A former U.S. Army sergeant based in Hawaii pleaded guilty on Wednesday to four counts of providing material support to the Islamic State, the first time the state has seen a conviction linked to terrorism.
Ikaika Erik Kang, 35, pledged his allegiance to Abu Bakr al-Baghdadi, the notorious ISIS leader, during a faux ceremony staged by the FBI as part of a sting operation.

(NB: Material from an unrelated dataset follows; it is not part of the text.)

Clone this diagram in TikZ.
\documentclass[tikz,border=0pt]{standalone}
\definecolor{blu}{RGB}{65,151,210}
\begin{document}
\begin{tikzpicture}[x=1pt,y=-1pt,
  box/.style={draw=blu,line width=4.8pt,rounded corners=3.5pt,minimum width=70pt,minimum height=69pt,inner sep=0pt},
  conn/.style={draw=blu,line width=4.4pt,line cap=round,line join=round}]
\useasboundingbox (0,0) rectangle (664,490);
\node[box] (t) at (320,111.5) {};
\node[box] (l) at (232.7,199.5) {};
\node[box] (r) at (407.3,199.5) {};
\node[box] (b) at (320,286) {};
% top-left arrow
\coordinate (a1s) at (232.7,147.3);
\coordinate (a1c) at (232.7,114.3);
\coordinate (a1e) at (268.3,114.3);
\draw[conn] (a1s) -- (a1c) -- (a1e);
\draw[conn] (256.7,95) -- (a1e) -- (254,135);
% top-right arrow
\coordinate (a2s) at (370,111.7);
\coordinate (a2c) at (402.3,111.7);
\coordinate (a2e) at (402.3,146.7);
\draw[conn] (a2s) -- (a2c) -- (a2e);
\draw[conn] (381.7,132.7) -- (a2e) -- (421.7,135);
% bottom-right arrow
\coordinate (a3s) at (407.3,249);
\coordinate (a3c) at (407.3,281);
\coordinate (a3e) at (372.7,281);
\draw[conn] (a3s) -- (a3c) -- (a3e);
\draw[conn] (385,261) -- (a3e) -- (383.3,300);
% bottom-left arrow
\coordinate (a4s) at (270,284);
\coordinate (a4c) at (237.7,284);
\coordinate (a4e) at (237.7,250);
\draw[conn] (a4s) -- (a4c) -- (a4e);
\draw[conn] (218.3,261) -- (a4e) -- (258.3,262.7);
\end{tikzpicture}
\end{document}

He proceeded to kiss an ISIS flag, and expressed his desire to “go to downtown Honolulu and Waikiki strip and start shooting,” according to a statement released by the Department of Justice on Wednesday. (RELATED: ISIS Member Who Applied For Refugee Status Has Been Arrested On Murder Charges In California)
Kang met several times with FBI informants posed as jihadis and provided them with classified military documents, which he intended would be passed on to ISIS. The documents included classified air traffic control documents that describe call signs, aircraft types, route points, directives, mission procedures, and radio frequencies as well as the U.S. military’s “weapons file,” which provided insight to ISIS into the U.S.’ armament capabilities.

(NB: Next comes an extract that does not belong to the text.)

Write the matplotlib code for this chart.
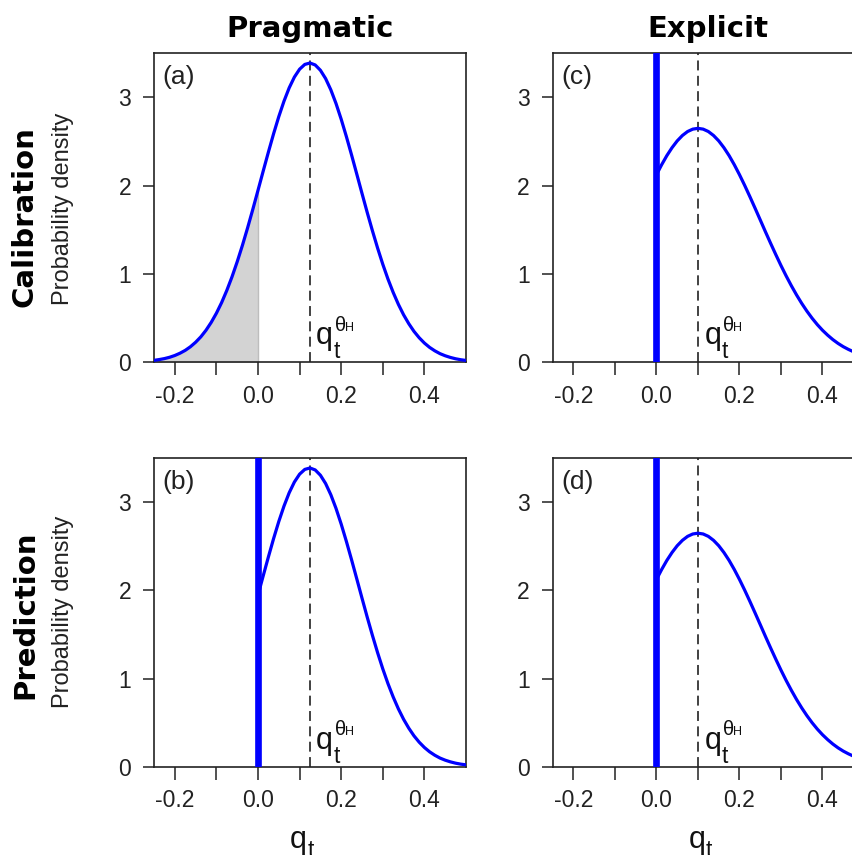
import numpy as np
import matplotlib
matplotlib.use("Agg")
import matplotlib.pyplot as plt

plt.rcParams['font.family'] = ['DejaVu Sans']
SANS = ['Liberation Sans', 'DejaVu Sans']

# density (a, b)
x_prag = [-0.2500, -0.2375, -0.2250, -0.2125, -0.2000, -0.1875, -0.1750, -0.1625,
          -0.1500, -0.1375, -0.1250, -0.1125, -0.1000, -0.0875, -0.0750, -0.0625,
          -0.0500, -0.0375, -0.0250, -0.0125, 0.0000, 0.0125, 0.0250, 0.0375,
          0.0500, 0.0625, 0.0750, 0.0875, 0.1000, 0.1125, 0.1250, 0.1375,
          0.1500, 0.1625, 0.1750, 0.1875, 0.2000, 0.2125, 0.2250, 0.2375,
          0.2500, 0.2625, 0.2750, 0.2875, 0.3000, 0.3125, 0.3250, 0.3375,
          0.3500, 0.3625, 0.3750, 0.3875, 0.4000, 0.4125, 0.4250, 0.4375,
          0.4500, 0.4625, 0.4750, 0.4875, 0.5000]
d_prag = [0.022, 0.031, 0.042, 0.057, 0.077, 0.103, 0.135, 0.176,
          0.227, 0.288, 0.363, 0.452, 0.556, 0.676, 0.814, 0.968,
          1.139, 1.324, 1.523, 1.732, 1.948, 2.166, 2.381, 2.589,
          2.783, 2.958, 3.109, 3.231, 3.320, 3.374, 3.390, 3.368,
          3.308, 3.214, 3.087, 2.932, 2.753, 2.556, 2.347, 2.131,
          1.913, 1.698, 1.491, 1.294, 1.110, 0.942, 0.791, 0.656,
          0.538, 0.437, 0.350, 0.278, 0.218, 0.169, 0.130, 0.098,
          0.074, 0.055, 0.040, 0.029, 0.021]

# density (c, d), only q_t >= 0
x_expl = [0.0000, 0.0125, 0.0250, 0.0375, 0.0500, 0.0625, 0.0750, 0.0875,
          0.1000, 0.1125, 0.1250, 0.1375, 0.1500, 0.1625, 0.1750, 0.1875,
          0.2000, 0.2125, 0.2250, 0.2375, 0.2500, 0.2625, 0.2750, 0.2875,
          0.3000, 0.3125, 0.3250, 0.3375, 0.3500, 0.3625, 0.3750, 0.3875,
          0.4000, 0.4125, 0.4250, 0.4375, 0.4500, 0.4625, 0.4750, 0.4875, 0.5000]
d_expl = [2.125, 2.238, 2.341, 2.431, 2.508, 2.569, 2.614, 2.641,
          2.650, 2.641, 2.614, 2.569, 2.508, 2.431, 2.341, 2.238,
          2.125, 2.004, 1.877, 1.746, 1.613, 1.479, 1.348, 1.220,
          1.096, 0.978, 0.867, 0.763, 0.667, 0.579, 0.499, 0.427,
          0.363, 0.307, 0.257, 0.214, 0.177, 0.146, 0.119, 0.096, 0.077]

q_theta_prag = 0.124
q_theta_expl = 0.10

col_titles = ['Pragmatic', 'Explicit']
row_titles = ['Calibration', 'Prediction']
panel_tags = ['(a)', '(b)', '(c)', '(d)']
xtick_vals = [-0.2, -0.1, 0.0, 0.1, 0.2, 0.3, 0.4]
xtick_labs = ['-0.2', '', '0.0', '', '0.2', '', '0.4']
ytick_vals = [0, 1, 2, 3]

W, H = 853, 855
PX = 0.72  # points per pixel at dpi 100
fig = plt.figure(figsize=(W / 100, H / 100), dpi=100)

# panel boxes in pixels: left, top, width, height
boxes = {
    '(a)': (154, 53.3, 312, 309),
    '(b)': (154, 458.3, 312, 308.4),
    '(c)': (552.7, 53.3, 311.3, 309),
    '(d)': (552.7, 458.3, 311.3, 308.4),
}

xp = np.array(x_prag)
dp = np.array(d_prag)


def q_label(ax, xy, coords, sup=True, dx=0, dy=0, tdy=-14):
    # q with subscript t, and optionally theta_H superscript
    kw = dict(xycoords=coords, textcoords='offset points', family=SANS,
              ha='left', va='baseline', color='#111111')
    ax.annotate('q', xy, xytext=(dx * PX, dy * PX), fontsize=22, **kw)
    ax.annotate('t', xy, xytext=((dx + 17.5) * PX, (dy + tdy) * PX), fontsize=16.5, **kw)
    if sup:
        ax.annotate('θ', xy, xytext=((dx + 18.5) * PX, (dy + 13.5) * PX), fontsize=14.5, **kw)
        ax.annotate('H', xy, xytext=((dx + 29) * PX, (dy + 13.6) * PX), fontsize=9, **kw)


for tag in panel_tags:
    l, t, w, h = boxes[tag]
    ax = fig.add_axes([l / W, 1 - (t + h) / H, w / W, h / H])
    ax.set_xlim(-0.25, 0.5)
    ax.set_ylim(0, 3.5)

    if tag == '(a)':
        m = xp <= 0
        ax.fill_between(xp[m], 0, dp[m], color='#d3d3d3', lw=0)
        ax.plot([0, 0], [0, dp[xp == 0][0]], color='#bdbdbd', lw=1)
        ax.plot(xp, dp, color='#0000ff', lw=2.3, zorder=3)
        qv = q_theta_prag
    elif tag == '(b)':
        m = xp >= 0
        ax.plot(xp[m], dp[m], color='#0000ff', lw=2.3, zorder=3)
        ax.axvline(0, color='#0000ff', lw=4.8, zorder=3)
        qv = q_theta_prag
    else:
        ax.plot(x_expl, d_expl, color='#0000ff', lw=2.3, zorder=3)
        ax.axvline(0, color='#0000ff', lw=4.8, zorder=3)
        qv = q_theta_expl

    ax.axvline(qv, color='#333333', lw=1.3, dashes=(5.5, 3), zorder=2)
    q_label(ax, (qv, 0.205), 'data', sup=True, dx=6.5)
    ax.text(-0.229, 3.23, tag, fontsize=19, family=SANS, ha='left', va='center',
            color='#222222')

    ax.set_xticks(xtick_vals)
    ax.set_xticklabels(xtick_labs)
    ax.set_yticks(ytick_vals)
    ax.set_yticklabels([str(v) for v in ytick_vals])
    ax.tick_params(direction='out', length=9, width=1.1, labelsize=16.5,
                   colors='#222222', pad=7)
    ax.tick_params(axis='y', length=8, pad=8.5)
    for lab in ax.get_xticklabels() + ax.get_yticklabels():
        lab.set_family(SANS)
    for s in ax.spines.values():
        s.set_linewidth(1.2)
        s.set_color('#222222')

    # x-axis label under the bottom row
    if tag in ('(b)', '(d)'):
        q_label(ax, ((w / 2 - 20) / w, -(848 - (t + h)) / h), 'axes fraction',
                sup=False, tdy=-9)

# column titles
fig.text(310 / W, 1 - 36.7 / H, col_titles[0], fontsize=21, fontweight='bold',
         ha='center', va='baseline')
fig.text(708 / W, 1 - 36.7 / H, col_titles[1], fontsize=21, fontweight='bold',
         ha='center', va='baseline')

# row titles and y labels
for name, yc, yl in [(row_titles[0], 217, 209), (row_titles[1], 615, 612)]:
    fig.text(25 / W, 1 - yc / H, name, fontsize=21, fontweight='bold',
             rotation=90, ha='center', va='center')
    fig.text(63 / W, 1 - yl / H, 'Probability density', fontsize=17, family=SANS,
             rotation=90, ha='center', va='center', color='#222222')

fig.savefig('out.png', dpi=100)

The DOJ believes Kang’s interest in ISIS peaked in 2016, as he watched numerous videos of the terrorist group carrying out acts of violence and brutality against civilians and military personnel and expressed a desire to partake in the violence on behalf of ISIS, according to information gathered through FBI surveillance of him.
He owned an AR-15-style assault rifle and a pistol, both of which he kept at his residence on Oahu, at the time his statements were being made. He was arrested in July 2017. Kang faces up to 25 years in prison and at least 20 years, and up to life, of supervised release.
“Kang swore to defend the United States as a member of our military, but betrayed his country by swearing allegiance to ISIS and attempting to provide material support to the foreign terrorist organization,” said Assistant Attorney General Demers in a statement released by the DOJ.